- Directive:
Give the count of lines containing the string "chart", with no other output.

- Exercise material:
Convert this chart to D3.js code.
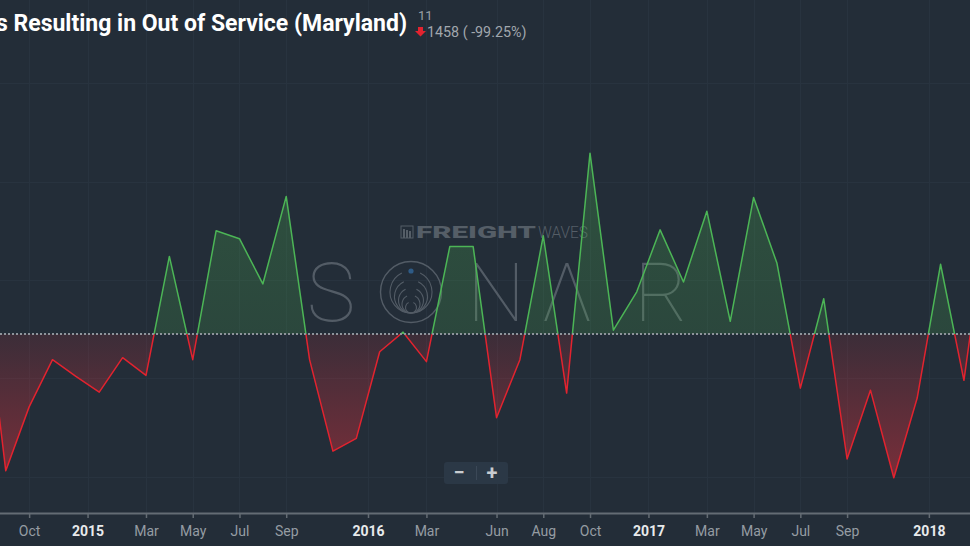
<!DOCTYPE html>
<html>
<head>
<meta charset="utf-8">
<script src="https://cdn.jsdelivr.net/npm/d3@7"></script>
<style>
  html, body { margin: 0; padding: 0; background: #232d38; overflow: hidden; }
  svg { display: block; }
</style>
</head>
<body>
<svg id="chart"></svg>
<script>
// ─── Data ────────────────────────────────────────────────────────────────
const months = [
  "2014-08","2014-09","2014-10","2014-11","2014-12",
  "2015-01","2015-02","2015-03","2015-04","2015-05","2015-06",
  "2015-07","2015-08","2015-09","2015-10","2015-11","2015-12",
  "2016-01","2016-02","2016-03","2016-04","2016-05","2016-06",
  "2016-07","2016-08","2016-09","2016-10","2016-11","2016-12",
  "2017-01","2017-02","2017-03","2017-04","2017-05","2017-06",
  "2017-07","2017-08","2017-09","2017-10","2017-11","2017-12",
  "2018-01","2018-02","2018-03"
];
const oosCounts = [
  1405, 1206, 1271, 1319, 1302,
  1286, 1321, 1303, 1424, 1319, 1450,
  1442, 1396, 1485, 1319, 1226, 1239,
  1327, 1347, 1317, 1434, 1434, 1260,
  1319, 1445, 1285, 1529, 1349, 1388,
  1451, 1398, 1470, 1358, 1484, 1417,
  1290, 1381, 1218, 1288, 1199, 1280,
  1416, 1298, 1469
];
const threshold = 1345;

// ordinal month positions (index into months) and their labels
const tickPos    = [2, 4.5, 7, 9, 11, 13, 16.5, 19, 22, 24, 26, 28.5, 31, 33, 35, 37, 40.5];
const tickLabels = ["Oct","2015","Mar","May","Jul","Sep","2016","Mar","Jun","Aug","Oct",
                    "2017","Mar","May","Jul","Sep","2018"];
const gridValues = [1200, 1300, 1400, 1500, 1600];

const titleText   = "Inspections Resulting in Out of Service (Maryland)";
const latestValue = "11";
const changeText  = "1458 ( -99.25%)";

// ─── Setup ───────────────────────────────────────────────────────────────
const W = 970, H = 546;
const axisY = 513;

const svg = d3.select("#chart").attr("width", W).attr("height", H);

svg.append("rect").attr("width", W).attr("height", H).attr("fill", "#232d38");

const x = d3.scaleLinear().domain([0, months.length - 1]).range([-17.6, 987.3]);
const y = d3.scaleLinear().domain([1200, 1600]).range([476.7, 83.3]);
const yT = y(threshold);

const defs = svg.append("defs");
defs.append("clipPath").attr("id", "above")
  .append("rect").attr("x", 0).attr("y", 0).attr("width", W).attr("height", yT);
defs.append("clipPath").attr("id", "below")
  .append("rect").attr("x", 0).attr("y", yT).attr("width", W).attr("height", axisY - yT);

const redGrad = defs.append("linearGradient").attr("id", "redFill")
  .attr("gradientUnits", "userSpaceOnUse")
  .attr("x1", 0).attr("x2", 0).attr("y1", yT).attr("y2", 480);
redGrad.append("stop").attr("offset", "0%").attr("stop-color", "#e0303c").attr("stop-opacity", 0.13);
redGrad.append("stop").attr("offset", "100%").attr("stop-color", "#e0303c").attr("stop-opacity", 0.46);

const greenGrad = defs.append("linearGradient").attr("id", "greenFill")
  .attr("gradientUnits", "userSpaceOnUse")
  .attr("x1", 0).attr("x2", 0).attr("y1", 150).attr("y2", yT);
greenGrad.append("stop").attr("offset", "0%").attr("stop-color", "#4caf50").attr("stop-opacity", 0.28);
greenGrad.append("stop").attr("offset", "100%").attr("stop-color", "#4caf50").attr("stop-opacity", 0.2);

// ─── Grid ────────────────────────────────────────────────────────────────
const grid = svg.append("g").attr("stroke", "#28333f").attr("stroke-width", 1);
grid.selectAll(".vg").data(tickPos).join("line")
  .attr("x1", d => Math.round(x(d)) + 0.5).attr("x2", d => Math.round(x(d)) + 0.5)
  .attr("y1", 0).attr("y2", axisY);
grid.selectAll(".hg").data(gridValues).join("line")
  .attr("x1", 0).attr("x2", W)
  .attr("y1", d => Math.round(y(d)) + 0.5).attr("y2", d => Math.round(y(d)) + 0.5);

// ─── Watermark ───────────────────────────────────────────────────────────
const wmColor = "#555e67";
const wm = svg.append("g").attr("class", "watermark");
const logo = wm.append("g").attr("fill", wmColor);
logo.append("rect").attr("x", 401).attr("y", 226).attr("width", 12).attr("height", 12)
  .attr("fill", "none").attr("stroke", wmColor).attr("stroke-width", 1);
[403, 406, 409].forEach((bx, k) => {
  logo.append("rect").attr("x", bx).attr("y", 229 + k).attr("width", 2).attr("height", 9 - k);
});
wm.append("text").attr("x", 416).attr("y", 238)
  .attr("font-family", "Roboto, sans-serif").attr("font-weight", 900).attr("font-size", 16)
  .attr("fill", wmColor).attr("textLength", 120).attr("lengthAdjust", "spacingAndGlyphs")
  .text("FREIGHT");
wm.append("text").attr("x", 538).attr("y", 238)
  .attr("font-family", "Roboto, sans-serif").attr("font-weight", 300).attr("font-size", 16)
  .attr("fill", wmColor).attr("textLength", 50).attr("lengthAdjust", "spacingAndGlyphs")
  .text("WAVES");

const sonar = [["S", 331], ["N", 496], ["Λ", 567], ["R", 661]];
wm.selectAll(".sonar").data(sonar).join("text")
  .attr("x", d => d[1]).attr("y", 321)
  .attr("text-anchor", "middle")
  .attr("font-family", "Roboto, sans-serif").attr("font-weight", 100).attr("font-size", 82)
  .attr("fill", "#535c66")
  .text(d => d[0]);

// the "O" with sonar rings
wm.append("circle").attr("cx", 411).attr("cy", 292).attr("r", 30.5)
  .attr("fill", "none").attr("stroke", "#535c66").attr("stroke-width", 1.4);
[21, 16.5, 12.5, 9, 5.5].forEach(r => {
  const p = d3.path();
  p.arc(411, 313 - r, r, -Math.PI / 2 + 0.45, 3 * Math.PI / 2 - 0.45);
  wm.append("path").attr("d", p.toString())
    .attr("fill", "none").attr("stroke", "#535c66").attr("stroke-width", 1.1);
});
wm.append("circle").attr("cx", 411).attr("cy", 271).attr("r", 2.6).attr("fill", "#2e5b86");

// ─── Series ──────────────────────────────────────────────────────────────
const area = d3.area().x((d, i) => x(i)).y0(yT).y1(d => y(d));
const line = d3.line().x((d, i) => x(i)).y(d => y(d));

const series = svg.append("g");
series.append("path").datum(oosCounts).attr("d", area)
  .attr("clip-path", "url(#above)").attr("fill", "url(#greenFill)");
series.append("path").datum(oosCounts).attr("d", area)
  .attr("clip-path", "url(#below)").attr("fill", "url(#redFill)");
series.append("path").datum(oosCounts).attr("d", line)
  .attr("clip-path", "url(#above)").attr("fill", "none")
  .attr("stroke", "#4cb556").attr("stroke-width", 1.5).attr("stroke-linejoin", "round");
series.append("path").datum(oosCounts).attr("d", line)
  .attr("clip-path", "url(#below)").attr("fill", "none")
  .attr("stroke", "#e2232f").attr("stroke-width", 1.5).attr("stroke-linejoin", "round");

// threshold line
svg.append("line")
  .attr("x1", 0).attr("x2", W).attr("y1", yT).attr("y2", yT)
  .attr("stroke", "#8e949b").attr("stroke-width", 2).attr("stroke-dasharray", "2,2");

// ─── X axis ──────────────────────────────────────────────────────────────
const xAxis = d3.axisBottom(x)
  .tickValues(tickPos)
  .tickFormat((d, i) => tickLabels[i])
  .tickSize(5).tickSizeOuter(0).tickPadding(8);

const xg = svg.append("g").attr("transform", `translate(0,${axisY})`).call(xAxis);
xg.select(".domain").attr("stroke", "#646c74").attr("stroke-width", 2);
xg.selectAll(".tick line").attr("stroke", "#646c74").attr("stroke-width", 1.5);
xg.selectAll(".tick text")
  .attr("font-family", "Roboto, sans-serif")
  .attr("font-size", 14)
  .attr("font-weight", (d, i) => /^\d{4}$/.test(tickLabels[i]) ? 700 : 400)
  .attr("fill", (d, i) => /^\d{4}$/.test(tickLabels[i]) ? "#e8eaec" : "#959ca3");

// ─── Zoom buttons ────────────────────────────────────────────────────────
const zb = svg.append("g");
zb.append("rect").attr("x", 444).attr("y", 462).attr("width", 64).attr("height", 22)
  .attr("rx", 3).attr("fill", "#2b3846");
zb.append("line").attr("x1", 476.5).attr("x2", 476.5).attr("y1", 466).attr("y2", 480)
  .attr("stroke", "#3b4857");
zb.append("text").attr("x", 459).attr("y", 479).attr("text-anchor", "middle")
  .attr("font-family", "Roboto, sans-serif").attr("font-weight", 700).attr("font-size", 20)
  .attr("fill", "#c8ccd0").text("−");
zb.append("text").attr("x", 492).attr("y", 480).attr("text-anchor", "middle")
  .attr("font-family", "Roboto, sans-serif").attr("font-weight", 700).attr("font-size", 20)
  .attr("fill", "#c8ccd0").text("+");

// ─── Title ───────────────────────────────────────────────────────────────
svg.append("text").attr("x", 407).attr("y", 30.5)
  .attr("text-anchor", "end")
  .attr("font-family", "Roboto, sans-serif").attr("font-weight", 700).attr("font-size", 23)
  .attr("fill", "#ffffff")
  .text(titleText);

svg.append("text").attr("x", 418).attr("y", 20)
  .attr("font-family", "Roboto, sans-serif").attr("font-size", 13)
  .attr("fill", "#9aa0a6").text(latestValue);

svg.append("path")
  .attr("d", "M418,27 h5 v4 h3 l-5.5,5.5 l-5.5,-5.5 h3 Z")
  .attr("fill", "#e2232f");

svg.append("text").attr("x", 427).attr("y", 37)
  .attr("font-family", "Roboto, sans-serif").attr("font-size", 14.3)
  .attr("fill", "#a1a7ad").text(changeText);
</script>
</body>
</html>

--

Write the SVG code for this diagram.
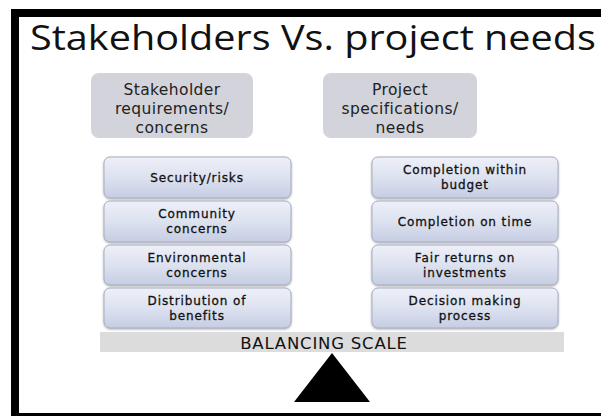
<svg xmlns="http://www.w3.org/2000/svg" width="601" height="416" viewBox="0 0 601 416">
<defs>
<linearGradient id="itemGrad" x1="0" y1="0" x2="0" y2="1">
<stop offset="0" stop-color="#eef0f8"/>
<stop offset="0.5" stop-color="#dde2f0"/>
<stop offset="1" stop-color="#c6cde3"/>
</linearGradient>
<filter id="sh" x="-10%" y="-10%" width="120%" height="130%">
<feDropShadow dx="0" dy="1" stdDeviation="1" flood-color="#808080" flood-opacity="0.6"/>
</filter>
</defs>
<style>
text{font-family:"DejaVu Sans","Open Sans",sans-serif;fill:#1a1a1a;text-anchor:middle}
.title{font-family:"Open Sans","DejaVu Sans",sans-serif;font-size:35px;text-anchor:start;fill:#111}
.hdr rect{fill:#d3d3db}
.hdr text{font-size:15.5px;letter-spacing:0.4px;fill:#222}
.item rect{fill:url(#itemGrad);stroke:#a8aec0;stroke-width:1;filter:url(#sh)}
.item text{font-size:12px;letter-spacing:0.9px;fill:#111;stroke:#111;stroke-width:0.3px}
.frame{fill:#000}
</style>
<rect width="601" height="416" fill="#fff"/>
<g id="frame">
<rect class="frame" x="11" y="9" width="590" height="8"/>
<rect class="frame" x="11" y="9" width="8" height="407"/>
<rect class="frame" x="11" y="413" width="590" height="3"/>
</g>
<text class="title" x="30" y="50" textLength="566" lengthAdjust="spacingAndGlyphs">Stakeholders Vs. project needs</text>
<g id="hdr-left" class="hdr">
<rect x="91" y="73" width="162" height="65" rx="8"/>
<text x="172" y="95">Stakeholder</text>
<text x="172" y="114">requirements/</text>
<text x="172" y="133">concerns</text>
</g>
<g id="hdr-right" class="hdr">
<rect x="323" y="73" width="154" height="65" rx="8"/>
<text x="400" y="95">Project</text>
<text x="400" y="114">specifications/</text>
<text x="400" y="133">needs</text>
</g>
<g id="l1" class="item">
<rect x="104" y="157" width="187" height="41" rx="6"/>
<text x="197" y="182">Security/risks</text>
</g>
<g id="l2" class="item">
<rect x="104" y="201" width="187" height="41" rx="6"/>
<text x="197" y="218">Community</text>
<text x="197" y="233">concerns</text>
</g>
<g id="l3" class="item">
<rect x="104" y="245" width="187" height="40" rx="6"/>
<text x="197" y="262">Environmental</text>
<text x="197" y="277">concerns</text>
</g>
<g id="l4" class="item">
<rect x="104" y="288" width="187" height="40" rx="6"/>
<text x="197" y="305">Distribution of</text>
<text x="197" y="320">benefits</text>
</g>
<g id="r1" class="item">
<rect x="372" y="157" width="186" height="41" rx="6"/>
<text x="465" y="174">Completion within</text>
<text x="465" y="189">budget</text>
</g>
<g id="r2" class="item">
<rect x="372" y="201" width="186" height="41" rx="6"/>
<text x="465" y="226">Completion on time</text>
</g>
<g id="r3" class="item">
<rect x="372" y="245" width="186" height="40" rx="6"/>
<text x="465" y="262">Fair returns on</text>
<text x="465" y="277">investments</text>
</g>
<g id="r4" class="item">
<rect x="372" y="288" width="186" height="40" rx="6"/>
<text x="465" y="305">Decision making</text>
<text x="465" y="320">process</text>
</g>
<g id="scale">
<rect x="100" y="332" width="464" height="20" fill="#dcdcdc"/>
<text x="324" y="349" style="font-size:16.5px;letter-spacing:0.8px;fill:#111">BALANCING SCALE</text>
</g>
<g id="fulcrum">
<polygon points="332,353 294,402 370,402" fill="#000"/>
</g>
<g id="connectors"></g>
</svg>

- Reply to the exercise:
3